__Problem requirements__. Copy out each line below that has the word "this" in it.

__Supplied data__.
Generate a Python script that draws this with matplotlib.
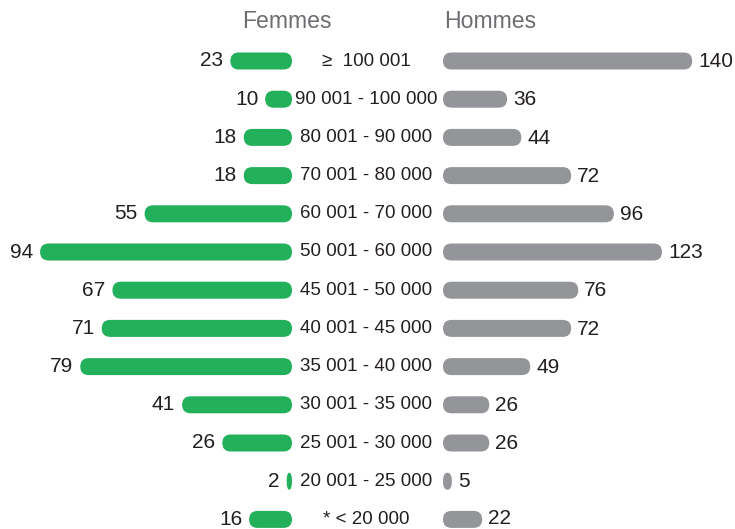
import matplotlib
matplotlib.use("Agg")
import matplotlib.pyplot as plt
from matplotlib.patches import FancyBboxPatch
import matplotlib.transforms as mtransforms

plt.rcParams['font.family'] = ['Liberation Sans', 'DejaVu Sans']

categories = ["\u2265  100 001", "90 001 - 100 000", "80 001 - 90 000", "70 001 - 80 000",
              "60 001 - 70 000", "50 001 - 60 000", "45 001 - 50 000", "40 001 - 45 000",
              "35 001 - 40 000", "30 001 - 35 000", "25 001 - 30 000", "20 001 - 25 000",
              "* < 20 000"]
femmes = [23, 10, 18, 18, 55, 94, 67, 71, 79, 41, 26, 2, 16]
hommes = [140, 36, 44, 72, 96, 123, 76, 72, 49, 26, 26, 5, 22]
headers = ["Femmes", "Hommes"]

W, H = 735, 529
DPI = 100
GREEN = "#22b05a"
GREY = "#939598"
TXT = "#231f20"
HEAD = "#6d6e71"

row0, row_step = 61, 38.2
bar_h_px = 17
f_scale, h_scale = 2.68, 1.78   # px per unit
f_edge, h_edge = 292, 443

fig = plt.figure(figsize=(W / DPI, H / DPI), dpi=DPI)
ylim = ((H - row0) / row_step, -row0 / row_step)

ax_f = fig.add_axes([0, 0, f_edge / W, 1])
ax_h = fig.add_axes([h_edge / W, 0, (W - h_edge) / W, 1])
ax_f.set_xlim(f_edge / f_scale, 0)
ax_h.set_xlim(0, (W - h_edge) / h_scale)
for ax in (ax_f, ax_h):
    ax.set_ylim(*ylim)
    ax.axis('off')

bh = bar_h_px / row_step
ry = (bar_h_px / 2) / row_step


def rbar(ax, i, v, scale, color):
    w_px = v * scale
    rx_px = min(bar_h_px / 2, w_px / 2)
    rx = rx_px / scale
    p = FancyBboxPatch((0, i - bh / 2), v, bh,
                       boxstyle=f"round,pad=0,rounding_size={rx}",
                       mutation_aspect=ry / rx, facecolor=color,
                       edgecolor='none', clip_on=False)
    ax.add_patch(p)


for i, (cat, f, h) in enumerate(zip(categories, femmes, hommes)):
    rbar(ax_f, i, f, f_scale, GREEN)
    rbar(ax_h, i, h, h_scale, GREY)
    ax_f.annotate(str(f), (f, i), xytext=(-5.0, 0), textcoords='offset points',
                  ha='right', va='center', fontsize=15, color=TXT)
    ax_h.annotate(str(h), (h, i), xytext=(4.3, -0.5 if i < len(categories) - 1 else 0.3),
                  textcoords='offset points',
                  ha='left', va='center', fontsize=15, color=TXT)

trans = mtransforms.blended_transform_factory(fig.transFigure, ax_f.transData)
for i, cat in enumerate(categories):
    fig.text(366 / W, i, cat, transform=trans, ha='center', va='center',
             fontsize=13.5, color=TXT)

fig.text(286.5 / W, 1 - 22 / H, headers[0], ha='center', va='center', fontsize=16.6, color=HEAD)
fig.text(490.5 / W, 1 - 22 / H, headers[1], ha='center', va='center', fontsize=16.6, color=HEAD)

fig.savefig("out.png", dpi=DPI)
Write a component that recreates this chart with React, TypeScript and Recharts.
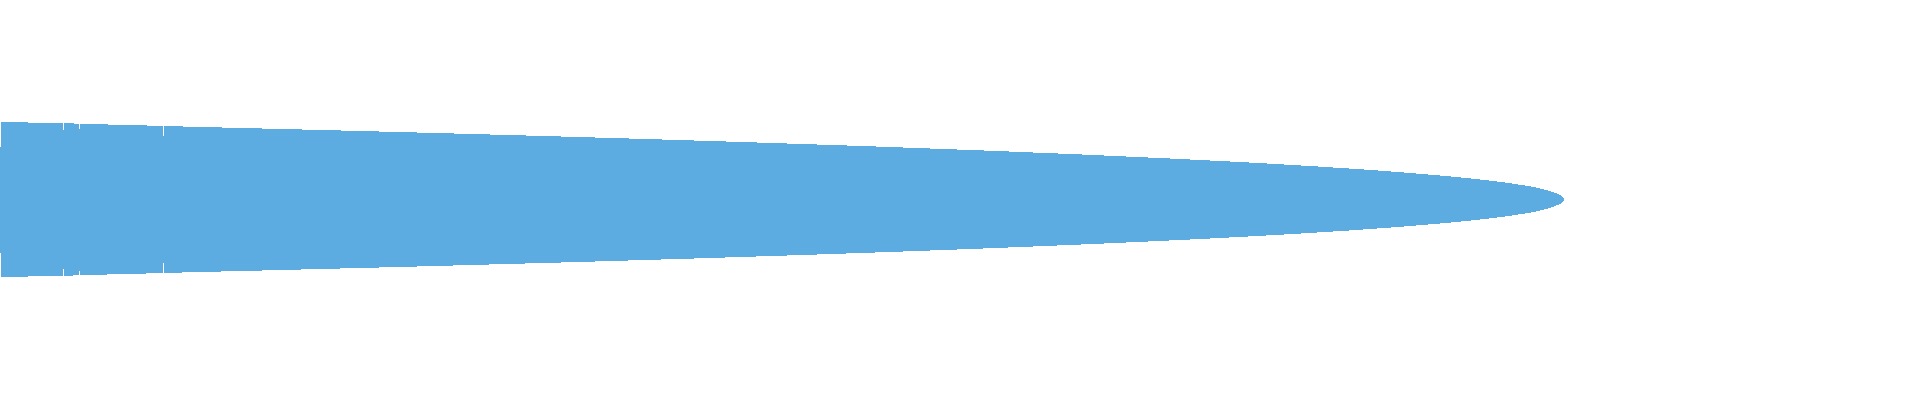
import React from 'react';
import { AreaChart, Area, XAxis, YAxis } from 'recharts';

// Rank position along the horizontal axis
const positions = [
  0, 1, 1, 28, 63, 63, 64, 64, 79, 79, 80, 80, 114, 163, 163, 164, 164,
  197, 278, 356, 432, 504, 575, 642, 707, 769, 829, 887, 941, 994, 1043,
  1091, 1135, 1178, 1218, 1256, 1291, 1324, 1355, 1383, 1409, 1433, 1455,
  1475, 1492, 1508, 1521, 1533, 1542, 1549, 1555, 1560, 1562, 1563.5, 1564,
];

// Half-spread of the mirrored band at each position
const values = [
  53, 53, 77.5, 77, 76.3, 69.8, 69.8, 76.2, 75.9, 71, 71, 75.8, 74.8, 73.6, 63.3, 63.3, 73.5,
  72.6, 70.6, 68.6, 66.6, 64.6, 62.6, 60.6, 58.6, 56.6, 54.6, 52.6, 50.6, 48.6, 46.6,
  44.6, 42.6, 40.6, 38.6, 36.6, 34.6, 32.6, 30.6, 28.6, 26.6, 24.6, 22.6,
  20.6, 18.6, 16.6, 14.6, 12.6, 10.6, 8.6, 6.6, 4.6, 2.8, 1.5, 0,
];

const data = positions.map((x, i) => ({ x, band: [-values[i], values[i]] }));

export default function App() {
  return (
    <div
      style={{
        position: 'absolute',
        left: 0,
        top: 0,
        width: 1920,
        height: 399,
        shapeRendering: 'crispEdges',
      }}
    >
      <AreaChart width={1920} height={399} data={data} margin={{ top: 0, right: 0, bottom: 0, left: 0 }}>
        <XAxis type="number" dataKey="x" domain={[0, 1920]} hide />
        <YAxis type="number" domain={[-199.5, 199.5]} hide />
        <Area
          type="linear"
          dataKey="band"
          stroke="none"
          fill="#5dace1"
          fillOpacity={1}
          isAnimationActive={false}
          dot={false}
          activeDot={false}
        />
      </AreaChart>
    </div>
  );
}
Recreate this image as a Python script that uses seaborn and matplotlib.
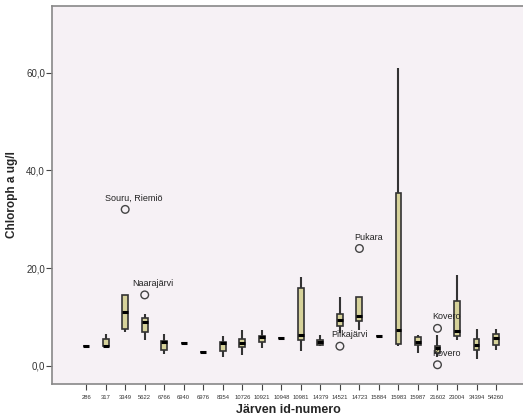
import pandas as pd
import seaborn as sns
import matplotlib.pyplot as plt
import numpy as np

# Lake ids and box statistics (Chloroph a ug/l)
ids = ['286', '317', '3349', '5622', '6766', '6940', '6976', '8354', '10726', '10921', '10948',
       '10981', '14379', '14521', '14723', '15884', '15983', '15987', '21602', '23004', '34394', '54260']
low = [4.0, 3.95, 6.9, 5.3, 2.4, 4.7, 2.9, 1.8, 2.2, 3.55, 5.65,
       3.05, 3.95, 6.7, 7.4, 6.15, 4.1, 2.7, 1.7, 5.2, 1.45, 3.15]
q1 = [4.0, 3.95, 7.6, 6.9, 3.2, 4.7, 2.9, 2.95, 3.75, 4.85, 5.65,
      5.3, 4.25, 8.05, 9.1, 6.15, 4.45, 4.15, 2.6, 6.0, 3.2, 4.25]
med = [4.0, 4.1, 10.9, 8.95, 4.8, 4.7, 2.9, 4.6, 4.6, 5.95, 5.65,
       6.3, 4.8, 9.35, 10.1, 6.15, 7.4, 4.85, 3.55, 7.15, 4.15, 5.65]
q3 = [4.0, 5.5, 14.5, 9.8, 5.05, 4.7, 2.9, 4.85, 5.45, 6.15, 5.65,
      16.0, 5.3, 10.6, 14.0, 6.15, 35.4, 5.9, 4.1, 13.2, 5.45, 6.5]
high = [4.0, 6.5, 14.5, 10.65, 6.5, 4.7, 2.9, 6.15, 7.25, 7.4, 5.65,
        18.1, 6.3, 14.1, 14.0, 6.15, 61.0, 6.3, 6.2, 18.65, 7.6, 7.5]

# Outliers with their lake names
out_ids = ['3349', '5622', '14521', '14723', '21602', '21602']
out_vals = [32.0, 14.5, 4.0, 24.0, 7.65, 0.2]
out_names = ['Souru, Riemiö', 'Naarajärvi', 'Piikajärvi', 'Pukara', 'Kovero', 'Kovero']
out_dx = [-20, -12, -9, -5, -5, -5]  # label offsets in px

# Five values per lake reproduce the box statistics
rows = []
for i, lake in enumerate(ids):
    for v in (low[i], q1[i], med[i], q3[i], high[i]):
        rows.append({'lake': lake, 'chl': v})
df = pd.DataFrame(rows)
df_out = pd.DataFrame({'lake': out_ids, 'chl': out_vals})

sns.set_style('white')
plt.rcParams['font.family'] = ['Liberation Sans', 'DejaVu Sans']

fig = plt.figure(figsize=(5.23, 4.19), dpi=100)
ax = fig.add_axes([52 / 523, 1 - 384.3 / 419, 0.905, (384.3 - 5.7) / 419])
ax.set_facecolor('#f6f1f5')

sns.boxplot(data=df, x='lake', y='chl', order=ids, width=0.3, showfliers=False,
            color='#d6d29a', saturation=1, linecolor='#333333', linewidth=1.2,
            whiskerprops={'linewidth': 1.5}, capprops={'linewidth': 0},
            medianprops={'color': 'black', 'linewidth': 2.2}, ax=ax)

sns.stripplot(data=df_out, x='lake', y='chl', order=ids, jitter=False, size=5.5,
              facecolor='none', edgecolor='#444444', linewidth=1.0, ax=ax)

for lake, v, name, dx in zip(out_ids, out_vals, out_names, out_dx):
    ax.annotate(name, (ids.index(lake), v), xytext=(dx * 0.72, 5), textcoords='offset points',
                ha='left', va='bottom', fontsize=6.5, color='#222222')

ax.set_xlim(-1.75, 22.5)
ax.set_ylim(-3.8, 73.7)
ax.set_yticks([0, 20, 40, 60])
ax.set_yticklabels(['0,0', '20,0', '40,0', '60,0'])
ax.tick_params(axis='y', labelsize=7, colors='#444444', length=4, width=0.8, pad=1,
               direction='out', left=True)
ax.tick_params(axis='x', labelsize=4.2, colors='#444444', length=4, width=0.8, direction='out', bottom=True)
for lbl in ax.get_xticklabels() + ax.get_yticklabels():
    lbl.set_color('#333333')

for side in ['left', 'bottom', 'top']:
    ax.spines[side].set_color('#888888')
    ax.spines[side].set_linewidth(1.2)
ax.spines['right'].set_visible(False)

ax.set_xlabel('Järven id-numero', fontsize=9, fontweight='bold', labelpad=3)
ax.set_ylabel('Chloroph a ug/l', fontsize=8.5, fontweight='bold', labelpad=6)

fig.savefig('out.png', dpi=100)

__Answer to the problem__.
Generate a Python script that draws this with matplotlib.
Write a component that recreates this chart with React, TypeScript and Recharts.
Recreate this image as a Python script that uses seaborn and matplotlib.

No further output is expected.